Ришелье искренне удивился. Что за дьявол сидит в этом большеносом юнце, позволяющем себе так говорить с ним? Но он скрыл свое возмущение за каменным выражением лица.
- Вот как? - с притворным изумлением произнес он. - Чья же жизнь и чья пенсия вас насколько интересуют, что вы готовы прозакладывать свою голову?
- Если я ее сохраню, не допустив глумления над творениями философа Декарта, то вы, ваше высокопреосвященство, воспользуетесь своим влиянием при папском дворе и испросите у святейшего папы Урбана VIII освобождения из темницы предшественника Декарта Томмазо Кампанеллы, проведшего там почти тридцать лет.
- Вы с ума сошли, Сирано де Бержерак! Чтобы кардинал Ришелье, посвятивший себя борьбе с бунтарями, стал вызволять из тюрьмы осужденного на пожизненное заключение монаха, написавшего там трактат "Город Солнца"?
- И еще десяток трактатов по философии, медицине, политике, астрономии, а также канцоны, мадригалы и сонеты!
- Одумайтесь, Сирано! О чем вы просите?
- Я вовсе не прошу, ваша светлость. Я называю вашу ставку против своей, если вам угодно будет на нее согласиться.
Кардинал вышел из-за стола и стал расхаживать по кабинету.
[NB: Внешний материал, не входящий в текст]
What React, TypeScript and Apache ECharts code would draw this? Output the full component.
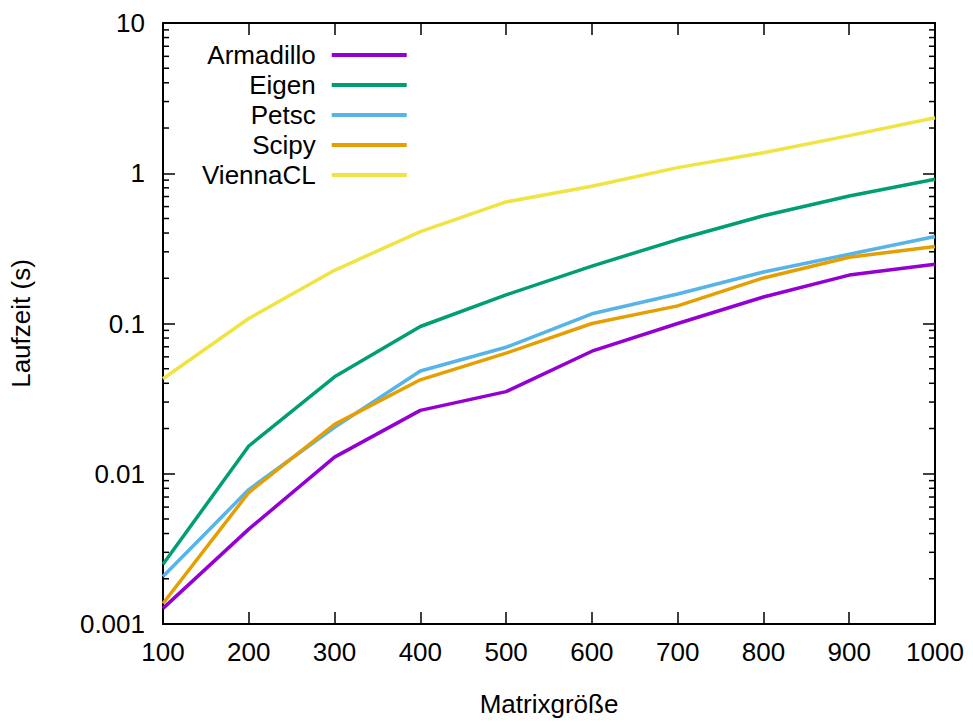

Монах, получивший распоряжение Мазарини, прошел от дворца кардинала мимо Лувра, перебрался по мосту на другую сторону Сены, Где возвышалась Нельская башня с воротами, и остановился около людей, приготовлявших по приказу кардинала по случаю дня святого Эльма вечерний костер перед нею, огонь которого должен отразиться в реке и быть видным из окон королевского дворца, позабавив тем короля и придворных.
Другой монах, руководивший приготовлениями в этой ночной иллюминации, выслушав переданное ему распоряжение, кивнул и куда-то поспешил, отдав оставшимся распоряжения.